Aim of the task | In the material below, the lines containing the word "with" are required; copy each of them.

Records shown |

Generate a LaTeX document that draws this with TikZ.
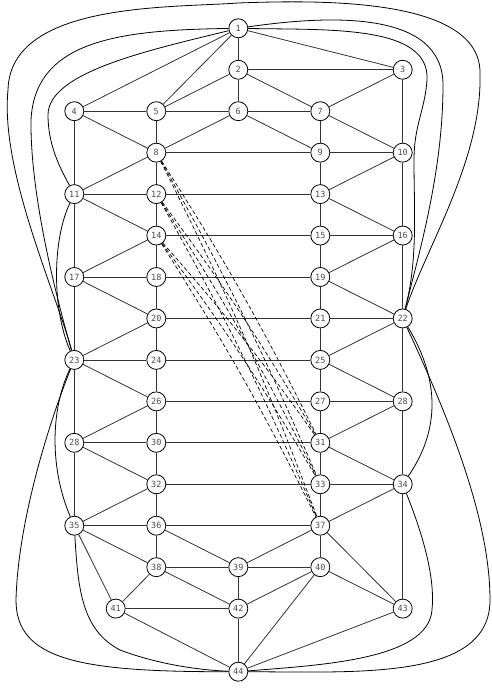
* * *
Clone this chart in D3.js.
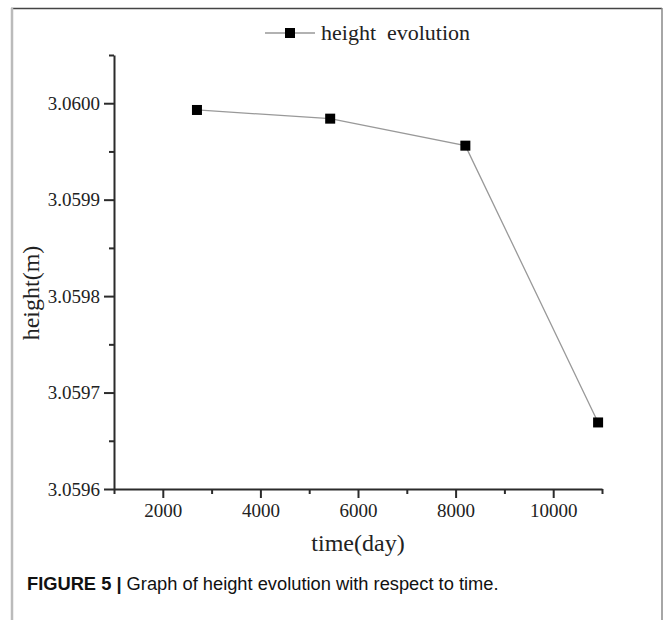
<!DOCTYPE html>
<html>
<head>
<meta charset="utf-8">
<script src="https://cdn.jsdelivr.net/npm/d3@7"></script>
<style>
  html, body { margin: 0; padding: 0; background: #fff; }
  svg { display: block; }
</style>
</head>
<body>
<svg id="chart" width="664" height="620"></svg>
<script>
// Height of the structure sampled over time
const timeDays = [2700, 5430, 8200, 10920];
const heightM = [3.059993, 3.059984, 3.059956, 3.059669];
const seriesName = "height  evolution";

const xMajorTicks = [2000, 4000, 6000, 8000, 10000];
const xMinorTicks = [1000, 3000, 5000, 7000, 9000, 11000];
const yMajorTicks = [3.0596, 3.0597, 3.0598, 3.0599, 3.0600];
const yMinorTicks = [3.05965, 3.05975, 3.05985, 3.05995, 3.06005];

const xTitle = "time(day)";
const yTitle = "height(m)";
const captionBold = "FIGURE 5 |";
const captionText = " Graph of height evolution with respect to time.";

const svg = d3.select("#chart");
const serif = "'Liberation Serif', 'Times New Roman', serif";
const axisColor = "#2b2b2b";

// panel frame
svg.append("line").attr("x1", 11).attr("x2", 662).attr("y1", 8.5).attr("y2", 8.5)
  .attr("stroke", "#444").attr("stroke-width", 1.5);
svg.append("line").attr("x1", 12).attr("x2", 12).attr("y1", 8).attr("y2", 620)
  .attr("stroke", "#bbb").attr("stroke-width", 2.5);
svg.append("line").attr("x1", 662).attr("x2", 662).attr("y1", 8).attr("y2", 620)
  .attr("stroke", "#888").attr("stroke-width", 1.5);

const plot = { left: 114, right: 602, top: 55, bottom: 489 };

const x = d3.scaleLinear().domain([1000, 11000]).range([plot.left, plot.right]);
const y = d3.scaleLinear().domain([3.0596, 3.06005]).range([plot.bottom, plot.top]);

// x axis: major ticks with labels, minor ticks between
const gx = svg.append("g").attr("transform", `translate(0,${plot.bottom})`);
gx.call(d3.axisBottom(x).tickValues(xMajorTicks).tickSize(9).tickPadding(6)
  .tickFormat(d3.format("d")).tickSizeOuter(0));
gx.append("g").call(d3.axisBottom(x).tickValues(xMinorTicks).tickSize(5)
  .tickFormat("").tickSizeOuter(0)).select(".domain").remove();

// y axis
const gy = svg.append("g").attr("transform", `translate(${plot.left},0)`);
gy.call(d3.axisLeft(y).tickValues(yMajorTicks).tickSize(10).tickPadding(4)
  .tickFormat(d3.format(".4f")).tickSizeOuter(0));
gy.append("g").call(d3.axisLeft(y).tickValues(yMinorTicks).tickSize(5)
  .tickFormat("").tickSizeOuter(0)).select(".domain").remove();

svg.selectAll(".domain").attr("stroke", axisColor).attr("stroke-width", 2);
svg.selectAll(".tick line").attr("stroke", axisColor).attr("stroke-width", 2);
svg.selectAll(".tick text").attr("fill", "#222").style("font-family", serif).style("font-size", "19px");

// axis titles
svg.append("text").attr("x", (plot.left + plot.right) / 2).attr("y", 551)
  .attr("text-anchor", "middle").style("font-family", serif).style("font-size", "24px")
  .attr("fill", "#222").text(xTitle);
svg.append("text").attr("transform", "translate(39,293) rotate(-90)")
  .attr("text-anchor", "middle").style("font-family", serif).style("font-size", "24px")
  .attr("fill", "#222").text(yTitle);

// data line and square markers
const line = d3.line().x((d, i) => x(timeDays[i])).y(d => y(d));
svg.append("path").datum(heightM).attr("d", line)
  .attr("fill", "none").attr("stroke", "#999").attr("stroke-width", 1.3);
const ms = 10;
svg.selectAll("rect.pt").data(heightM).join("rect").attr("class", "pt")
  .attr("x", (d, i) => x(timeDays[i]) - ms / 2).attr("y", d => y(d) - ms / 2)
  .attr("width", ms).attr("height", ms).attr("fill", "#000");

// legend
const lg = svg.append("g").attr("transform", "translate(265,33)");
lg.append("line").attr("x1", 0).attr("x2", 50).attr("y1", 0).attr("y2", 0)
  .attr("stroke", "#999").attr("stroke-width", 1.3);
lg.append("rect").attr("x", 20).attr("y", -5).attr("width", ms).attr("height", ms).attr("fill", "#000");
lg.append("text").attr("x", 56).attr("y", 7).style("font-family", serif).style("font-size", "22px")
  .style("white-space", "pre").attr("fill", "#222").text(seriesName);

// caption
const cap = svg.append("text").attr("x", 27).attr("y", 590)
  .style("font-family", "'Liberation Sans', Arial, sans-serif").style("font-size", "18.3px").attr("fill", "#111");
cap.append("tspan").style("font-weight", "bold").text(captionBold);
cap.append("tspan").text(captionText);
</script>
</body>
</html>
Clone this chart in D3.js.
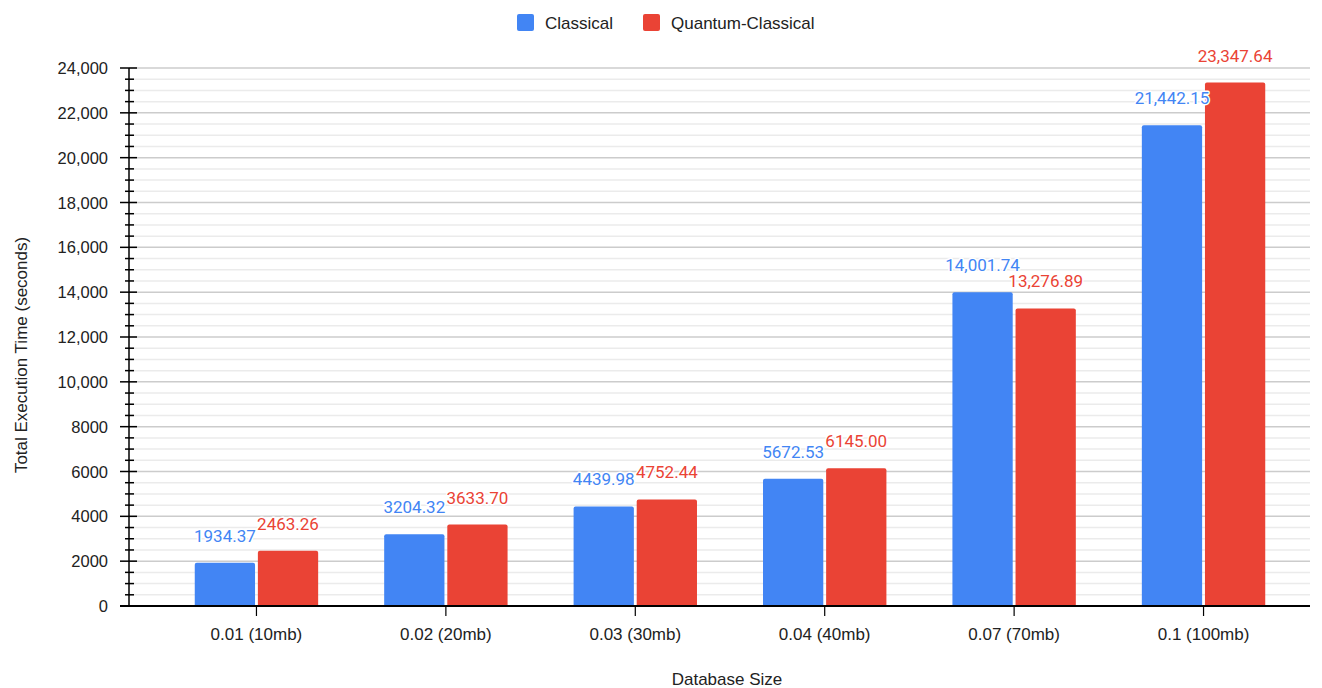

Expected output |
Generate a LaTeX document that draws this with TikZ.
const captionText = " Graph of height evolution with respect to time.";
// x axis: major ticks with labels, minor ticks between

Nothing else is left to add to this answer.